![Enron](https://upload.wikimedia.org/wikipedia/commons/thumb/3/3f/Logo_de_Enron.svg/300px-Logo_de_Enron.svg.png)

# Mail from the boss

One of the most common problems companies face is CEO impersonation attacks. This is a form of fraud where a scammer sends an email purporting to be from the CEO of a company or another senior executive and commonly requesting the finance team to make a payment to a third party.

In this challenge we're going to use machine learning to automatically detect if an email from a person is legitimate. For that purpose we're going to use the corpus of emails from Enron. You can learn more about the [Enron](https://en.wikipedia.org/wiki/Enron_scandal) scandal in the Wikipedia.

Now imagine that you're a worker from Enron in the year 2000 and you receive an email from the boss [Ken Lay](https://en.wikipedia.org/wiki/Kenneth_Lay) asking you to pay a huge invoice. Fortunately you have access to the email servers files and you can use machine learning to find out if the email is genuine.

Use the following Colab notebook to create a feature vector of 3000 features for each email in the Enron dataset. Populate each feature with the number of times each of the 3000 most frequent English words appears in the email.

Afterwards train a classifier to detect Ken's emails and provide a confusion matrix of the performance.

For your convenience we have already labeled Ken's emails in the dataset and extracted the body of the emails in a separate column.

In [0]:
import pandas as pd

In [0]:
emails = pd.read_csv('https://storage.googleapis.com/bewica-challenge/emails_from_boss_small.csv', engine='python', error_bad_lines=False)

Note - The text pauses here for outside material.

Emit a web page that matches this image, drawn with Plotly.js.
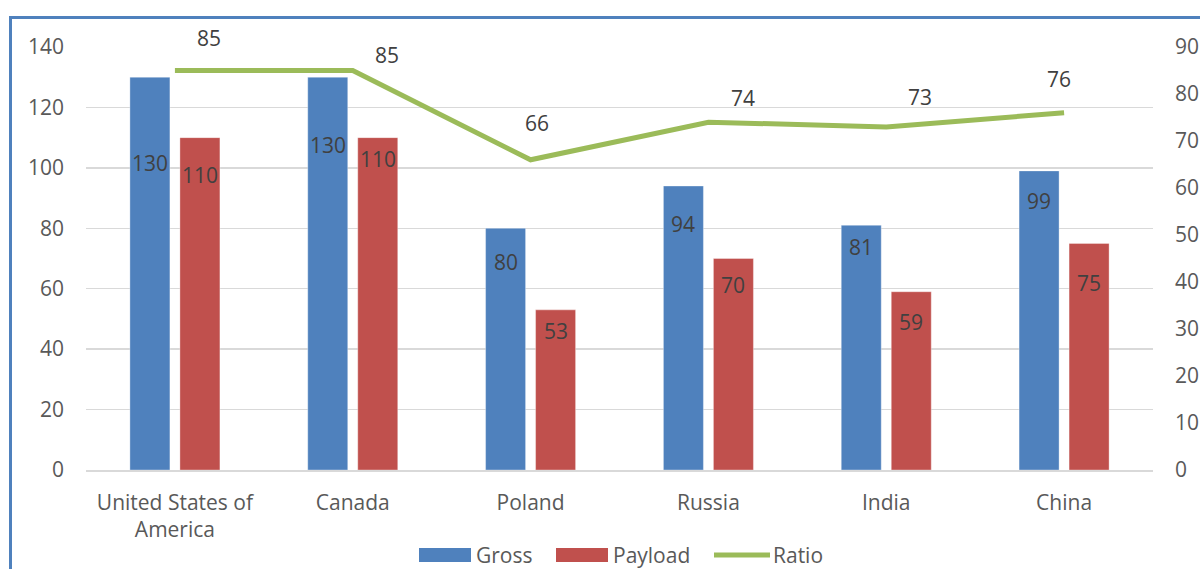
<!DOCTYPE html>
<html>
<head>
<meta charset="utf-8">
<script src="https://cdn.plot.ly/plotly-3.0.1.min.js"></script>
<style>
  html, body { margin: 0; padding: 0; background: #ffffff; overflow: hidden; }
  #wrap { position: relative; width: 1200px; height: 569px; }
  #frame { position: absolute; left: 9px; top: 16px; width: 1300px; height: 700px;
           border-top: 3px solid #4f81bd; border-left: 3px solid #4f81bd; box-sizing: border-box; }
  #chart { position: absolute; left: 0; top: 0; width: 1200px; height: 569px; }
</style>
</head>
<body>
<div id="wrap">
  <div id="frame"></div>
  <div id="chart"></div>
</div>
<script>
// Countries and the three series
const categories = ["United States of<br>America", "Canada", "Poland", "Russia", "India", "China"];
const gross = [130, 130, 80, 94, 81, 99];
const payload = [110, 110, 53, 70, 59, 75];
const ratio = [85, 85, 66, 74, 73, 76];

// Series colours
const BLUE = "#4f81bd", RED = "#c0504d", GREEN = "#9bbb59";
const FONT = "Open Sans, Noto Sans, sans-serif";
const FS = 21;
const LABEL_COLOR = "#404040", TICK_COLOR = "#595959";

// Plot-area geometry in pixels
const W = 1200, H = 569;
const M = { l: 86, r: 47, t: 47, b: 99 };
const PW = W - M.l - M.r, PH = H - M.t - M.b;
const px2paperX = px => (px - M.l) / PW;
const px2paperY = py => (H - M.b - py) / PH;

// Pixel nudges for the data labels (downward from bar top / upward-right of the line point)
const grossLabelDrop = [86, 68, 34, 38, 22, 30];
const payloadLabelDrop = [37, 21, 21, 26, 30, 40];
const ratioLabelShift = [[34, 33], [34, 16], [6, 37], [35, 24], [34, 30], [-5, 34]];

const barLine = { color: "rgba(255,255,255,0.35)", width: 1 };

const traces = [
  { type: "bar", name: "Gross", x: categories, y: gross, marker: { color: BLUE, line: barLine },
    hoverinfo: "skip" },
  { type: "bar", name: "Payload", x: categories, y: payload, marker: { color: RED, line: barLine },
    hoverinfo: "skip" },
  { type: "scatter", mode: "lines", name: "Ratio", x: categories, y: ratio, yaxis: "y2",
    line: { color: GREEN, width: 5 }, hoverinfo: "skip" }
];

const annotations = [];
categories.forEach((c, i) => {
  annotations.push({ x: c, xref: "x", y: gross[i], yref: "y", text: String(gross[i]),
    showarrow: false, xshift: -25, yshift: -grossLabelDrop[i], xanchor: "center", yanchor: "middle",
    font: { family: FONT, size: FS, color: LABEL_COLOR } });
  annotations.push({ x: c, xref: "x", y: payload[i], yref: "y", text: String(payload[i]),
    showarrow: false, xshift: 25, yshift: -payloadLabelDrop[i], xanchor: "center", yanchor: "middle",
    font: { family: FONT, size: FS, color: LABEL_COLOR } });
  annotations.push({ x: c, xref: "x", y: ratio[i], yref: "y2", text: String(ratio[i]),
    showarrow: false, xshift: ratioLabelShift[i][0], yshift: ratioLabelShift[i][1],
    xanchor: "center", yanchor: "middle",
    font: { family: FONT, size: FS, color: LABEL_COLOR } });
});

// Custom legend along the bottom
const legendItems = [
  { name: "Gross", kind: "box", color: BLUE, x0: 419, x1: 471, tx: 474 },
  { name: "Payload", kind: "box", color: RED, x0: 556, x1: 608, tx: 611 },
  { name: "Ratio", kind: "line", color: GREEN, x0: 714, x1: 770, tx: 771 }
];
const LEG_Y = 555;
const shapes = [];
legendItems.forEach(it => {
  if (it.kind === "box") {
    shapes.push({ type: "rect", xref: "paper", yref: "paper",
      x0: px2paperX(it.x0), x1: px2paperX(it.x1), y0: px2paperY(LEG_Y + 7), y1: px2paperY(LEG_Y - 7),
      fillcolor: it.color, line: { width: 0 } });
  } else {
    shapes.push({ type: "line", xref: "paper", yref: "paper",
      x0: px2paperX(it.x0), x1: px2paperX(it.x1), y0: px2paperY(LEG_Y), y1: px2paperY(LEG_Y),
      line: { color: it.color, width: 5 } });
  }
  annotations.push({ xref: "paper", yref: "paper", x: px2paperX(it.tx), y: px2paperY(LEG_Y),
    text: it.name, showarrow: false, xanchor: "left", yanchor: "middle",
    font: { family: FONT, size: FS, color: TICK_COLOR } });
});

const layout = {
  width: W, height: H,
  margin: M,
  paper_bgcolor: "rgba(0,0,0,0)",
  plot_bgcolor: "rgba(0,0,0,0)",
  barmode: "group",
  bargap: 0.4376,
  bargroupgap: 0.2,
  showlegend: false,
  font: { family: FONT, size: FS, color: TICK_COLOR },
  xaxis: {
    type: "category", showgrid: false, zeroline: false,
    showline: true, linecolor: "#d9d9d9", linewidth: 1.5,
    ticks: "", ticklabelstandoff: 13,
    tickfont: { family: FONT, size: FS, color: TICK_COLOR }
  },
  yaxis: {
    range: [0, 140], dtick: 20, showgrid: true, gridcolor: "#d9d9d9", gridwidth: 1.5,
    zeroline: false, showline: false, ticks: "", ticklabelstandoff: 21,
    tickfont: { family: FONT, size: FS, color: TICK_COLOR }
  },
  yaxis2: {
    range: [0, 90], dtick: 10, overlaying: "y", side: "right", showgrid: false,
    zeroline: false, showline: false, ticks: "", ticklabelstandoff: 21,
    tickfont: { family: FONT, size: FS, color: TICK_COLOR }
  },
  annotations: annotations,
  shapes: shapes
};

Plotly.newPlot("chart", traces, layout, { staticPlot: true, displayModeBar: false });
</script>
</body>
</html>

## Below is the full dataset from Enron. We suggest to use only to check performance at the end of the exercise.
# emails = pd.read_csv('https://storage.googleapis.com/bewica-challenge/emails_from_boss.csv', engine='python', error_bad_lines=False)

In [3]:
emails[emails.from_boss].body.tail(10)

59339    Okay, I've already had questions about stateme...
59340    FYI - Thought you might be interested in Gary ...
59905    Today, Enron hosted a conference call to give ...
59926    Today we announced another positive developmen...
60063    As you have heard, Dynegy is terminating the m...
60131    Many of you have asked whether you should come...
61143    I want to remind you about our All-Employee Me...
61150    Today we announced the appointment of Jeff McM...
61342    I know that this is a difficult time for all o...
61343    Today we released additional information about...
Name: body, dtype: object

In [0]:
dictionary = pd.read_csv("https://storage.googleapis.com/bewica-challenge/most_common_3000_words.txt", header=None, names=['word'])

In [5]:
dictionary.head(10)

Unnamed: 0,word
0,a
1,abandon
2,ability
3,able
4,abortion
5,about
6,above
7,abroad
8,absence
9,absolute


In [6]:
emails.columns

Index(['Unnamed: 0', 'file', 'message', 'user', 'type', 'email_from',
       'email_to', 'xfrom', 'xto', 'date', 'subject', 'body', 'from_boss'],
      dtype='object')

In [7]:
# keep only subject and body since we're training a classifier based on text/vocabulary
# maybe other featres such as 'message', 'date' (specially time of day) or recipient from the email could also be useful
emails = emails.drop(columns=['Unnamed: 0', 'file', 'message', 'user', 'type', 'email_from', 'email_to', 'xfrom', 'xto', 'date'])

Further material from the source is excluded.